### The exercise
Write out again, exactly as they appear, the lines from the line with "Generate a LaTeX" through the line with "(title) at (15,37.5)". Do not include any pictures.

Rows from a dataset of charts and code:
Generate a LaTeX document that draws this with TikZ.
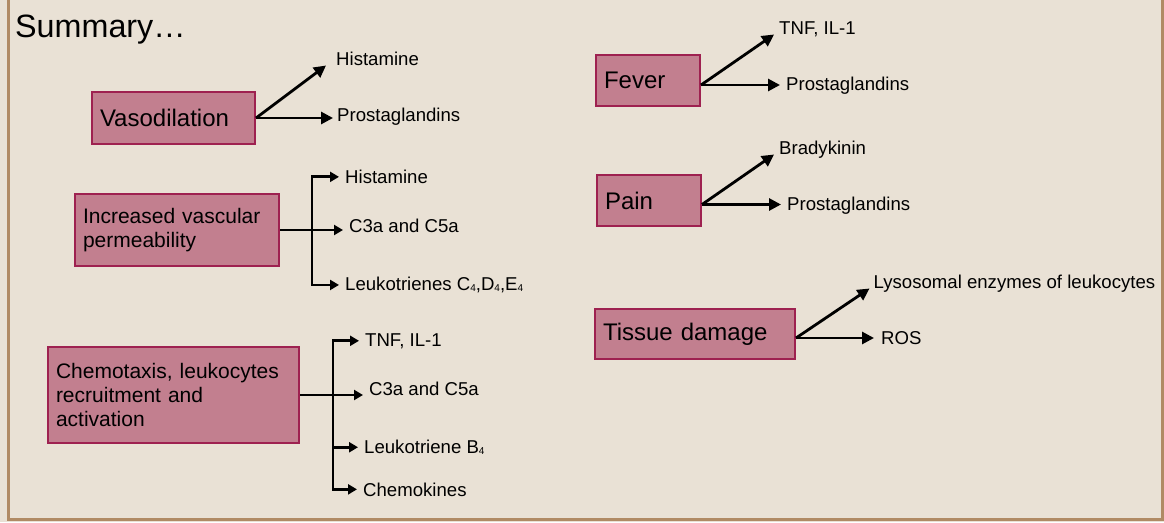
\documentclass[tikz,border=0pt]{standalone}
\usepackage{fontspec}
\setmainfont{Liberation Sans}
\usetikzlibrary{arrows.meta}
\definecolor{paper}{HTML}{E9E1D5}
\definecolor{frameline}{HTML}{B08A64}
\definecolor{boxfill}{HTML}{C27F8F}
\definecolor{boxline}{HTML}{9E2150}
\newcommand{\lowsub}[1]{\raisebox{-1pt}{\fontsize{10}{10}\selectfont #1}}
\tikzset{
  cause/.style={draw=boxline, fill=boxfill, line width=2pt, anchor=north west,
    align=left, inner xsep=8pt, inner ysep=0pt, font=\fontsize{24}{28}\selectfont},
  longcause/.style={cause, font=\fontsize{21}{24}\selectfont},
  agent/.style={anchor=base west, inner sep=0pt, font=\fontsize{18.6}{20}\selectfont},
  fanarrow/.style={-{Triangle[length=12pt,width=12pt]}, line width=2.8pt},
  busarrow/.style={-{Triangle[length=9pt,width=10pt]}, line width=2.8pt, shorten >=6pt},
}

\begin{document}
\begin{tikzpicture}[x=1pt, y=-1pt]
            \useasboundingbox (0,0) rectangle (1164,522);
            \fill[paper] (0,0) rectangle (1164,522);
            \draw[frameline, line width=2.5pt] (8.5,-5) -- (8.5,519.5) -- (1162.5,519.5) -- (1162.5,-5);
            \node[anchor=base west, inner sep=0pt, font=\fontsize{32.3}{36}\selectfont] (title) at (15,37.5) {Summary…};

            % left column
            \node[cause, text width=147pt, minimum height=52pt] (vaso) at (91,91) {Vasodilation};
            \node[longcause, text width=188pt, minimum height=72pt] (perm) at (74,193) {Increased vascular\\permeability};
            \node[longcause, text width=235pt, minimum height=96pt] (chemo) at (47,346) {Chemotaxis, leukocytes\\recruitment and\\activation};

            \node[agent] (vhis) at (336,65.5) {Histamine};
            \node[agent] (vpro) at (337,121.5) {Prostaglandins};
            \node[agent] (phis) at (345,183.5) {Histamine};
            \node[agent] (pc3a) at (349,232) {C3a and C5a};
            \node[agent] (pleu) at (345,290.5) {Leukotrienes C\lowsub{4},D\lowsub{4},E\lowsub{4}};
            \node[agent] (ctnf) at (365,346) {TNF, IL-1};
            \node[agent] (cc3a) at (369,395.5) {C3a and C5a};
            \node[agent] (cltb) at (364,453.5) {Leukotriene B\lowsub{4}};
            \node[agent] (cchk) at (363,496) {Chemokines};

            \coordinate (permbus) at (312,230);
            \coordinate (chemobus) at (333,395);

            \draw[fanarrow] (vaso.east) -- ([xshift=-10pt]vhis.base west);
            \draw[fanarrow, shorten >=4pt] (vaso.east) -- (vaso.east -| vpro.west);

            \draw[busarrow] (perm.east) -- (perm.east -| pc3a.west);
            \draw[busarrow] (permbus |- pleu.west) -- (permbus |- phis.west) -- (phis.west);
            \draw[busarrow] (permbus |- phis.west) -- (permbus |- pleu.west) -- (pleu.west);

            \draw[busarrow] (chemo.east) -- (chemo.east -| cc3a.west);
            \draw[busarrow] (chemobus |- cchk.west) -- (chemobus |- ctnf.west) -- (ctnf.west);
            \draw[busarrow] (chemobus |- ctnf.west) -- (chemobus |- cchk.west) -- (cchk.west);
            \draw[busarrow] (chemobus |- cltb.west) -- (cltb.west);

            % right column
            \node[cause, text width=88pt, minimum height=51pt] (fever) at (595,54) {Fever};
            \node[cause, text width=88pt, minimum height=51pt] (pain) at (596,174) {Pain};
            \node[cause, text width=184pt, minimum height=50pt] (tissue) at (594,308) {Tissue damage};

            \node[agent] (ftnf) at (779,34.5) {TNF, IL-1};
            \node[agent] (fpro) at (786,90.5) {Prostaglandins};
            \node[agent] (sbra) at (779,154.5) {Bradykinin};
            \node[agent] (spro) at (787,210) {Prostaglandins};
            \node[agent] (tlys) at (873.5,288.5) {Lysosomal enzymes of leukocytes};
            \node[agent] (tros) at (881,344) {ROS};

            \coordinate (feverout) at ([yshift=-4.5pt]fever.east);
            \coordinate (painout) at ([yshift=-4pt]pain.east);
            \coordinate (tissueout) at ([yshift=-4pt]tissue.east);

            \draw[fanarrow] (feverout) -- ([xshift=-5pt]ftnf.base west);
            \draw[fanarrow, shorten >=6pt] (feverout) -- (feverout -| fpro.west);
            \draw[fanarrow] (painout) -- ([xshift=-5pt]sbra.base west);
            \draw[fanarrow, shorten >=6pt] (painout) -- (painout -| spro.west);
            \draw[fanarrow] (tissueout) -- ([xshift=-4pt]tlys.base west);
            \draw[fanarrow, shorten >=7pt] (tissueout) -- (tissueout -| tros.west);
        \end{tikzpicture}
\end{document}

--

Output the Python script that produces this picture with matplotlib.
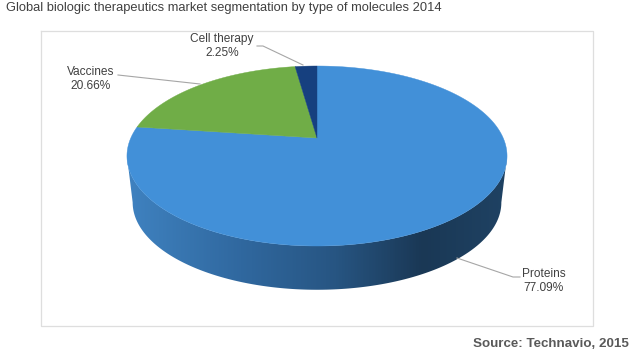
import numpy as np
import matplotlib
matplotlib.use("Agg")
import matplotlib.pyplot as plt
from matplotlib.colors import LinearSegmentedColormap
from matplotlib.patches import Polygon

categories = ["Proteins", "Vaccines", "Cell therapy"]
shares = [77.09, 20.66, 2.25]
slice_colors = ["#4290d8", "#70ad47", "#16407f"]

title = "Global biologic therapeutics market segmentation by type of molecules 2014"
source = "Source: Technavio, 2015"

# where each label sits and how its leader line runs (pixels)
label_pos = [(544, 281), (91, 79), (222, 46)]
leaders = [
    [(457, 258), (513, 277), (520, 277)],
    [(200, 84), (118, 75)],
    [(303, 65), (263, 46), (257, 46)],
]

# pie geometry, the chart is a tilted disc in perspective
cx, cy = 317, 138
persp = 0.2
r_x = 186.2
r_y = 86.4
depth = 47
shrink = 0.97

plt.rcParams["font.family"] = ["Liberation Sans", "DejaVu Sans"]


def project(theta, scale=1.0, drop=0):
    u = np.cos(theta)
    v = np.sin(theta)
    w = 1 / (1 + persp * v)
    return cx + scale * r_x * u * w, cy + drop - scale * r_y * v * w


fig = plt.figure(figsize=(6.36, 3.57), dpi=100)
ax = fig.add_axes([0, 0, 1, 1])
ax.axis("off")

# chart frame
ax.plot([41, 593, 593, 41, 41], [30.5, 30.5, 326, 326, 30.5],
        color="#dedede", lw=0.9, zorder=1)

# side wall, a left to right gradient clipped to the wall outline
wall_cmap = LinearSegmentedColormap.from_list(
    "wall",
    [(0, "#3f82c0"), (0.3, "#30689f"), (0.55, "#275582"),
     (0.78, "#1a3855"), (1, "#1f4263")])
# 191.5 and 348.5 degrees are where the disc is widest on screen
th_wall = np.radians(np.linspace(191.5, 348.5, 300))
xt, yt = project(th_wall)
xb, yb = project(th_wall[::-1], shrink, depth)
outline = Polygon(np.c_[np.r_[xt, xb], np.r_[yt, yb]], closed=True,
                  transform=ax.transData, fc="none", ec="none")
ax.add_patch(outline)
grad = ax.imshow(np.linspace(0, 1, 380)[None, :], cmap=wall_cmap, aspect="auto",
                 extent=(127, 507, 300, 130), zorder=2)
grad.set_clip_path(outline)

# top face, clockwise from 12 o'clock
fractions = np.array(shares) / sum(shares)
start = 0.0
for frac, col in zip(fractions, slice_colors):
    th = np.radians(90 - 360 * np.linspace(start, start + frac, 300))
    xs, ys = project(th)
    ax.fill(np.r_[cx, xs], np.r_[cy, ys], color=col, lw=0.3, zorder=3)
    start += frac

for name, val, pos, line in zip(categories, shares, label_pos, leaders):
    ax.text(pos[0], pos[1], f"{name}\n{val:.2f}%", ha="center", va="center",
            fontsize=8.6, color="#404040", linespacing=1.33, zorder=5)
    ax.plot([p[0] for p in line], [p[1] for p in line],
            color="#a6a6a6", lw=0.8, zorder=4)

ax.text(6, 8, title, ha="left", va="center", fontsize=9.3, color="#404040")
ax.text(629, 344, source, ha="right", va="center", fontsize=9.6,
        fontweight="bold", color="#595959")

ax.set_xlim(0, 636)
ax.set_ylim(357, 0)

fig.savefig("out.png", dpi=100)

### Result of this task
Generate a LaTeX document that draws this with TikZ.
\documentclass[tikz,border=0pt]{standalone}
\usepackage{fontspec}
\setmainfont{Liberation Sans}
\usetikzlibrary{arrows.meta}
\definecolor{paper}{HTML}{E9E1D5}
\definecolor{frameline}{HTML}{B08A64}
\definecolor{boxfill}{HTML}{C27F8F}
\definecolor{boxline}{HTML}{9E2150}
\newcommand{\lowsub}[1]{\raisebox{-1pt}{\fontsize{10}{10}\selectfont #1}}
\tikzset{
  cause/.style={draw=boxline, fill=boxfill, line width=2pt, anchor=north west,
    align=left, inner xsep=8pt, inner ysep=0pt, font=\fontsize{24}{28}\selectfont},
  longcause/.style={cause, font=\fontsize{21}{24}\selectfont},
  agent/.style={anchor=base west, inner sep=0pt, font=\fontsize{18.6}{20}\selectfont},
  fanarrow/.style={-{Triangle[length=12pt,width=12pt]}, line width=2.8pt},
  busarrow/.style={-{Triangle[length=9pt,width=10pt]}, line width=2.8pt, shorten >=6pt},
}

\begin{document}
\begin{tikzpicture}[x=1pt, y=-1pt]
            \useasboundingbox (0,0) rectangle (1164,522);
            \fill[paper] (0,0) rectangle (1164,522);
            \draw[frameline, line width=2.5pt] (8.5,-5) -- (8.5,519.5) -- (1162.5,519.5) -- (1162.5,-5);
            \node[anchor=base west, inner sep=0pt, font=\fontsize{32.3}{36}\selectfont] (title) at (15,37.5) {Summary…};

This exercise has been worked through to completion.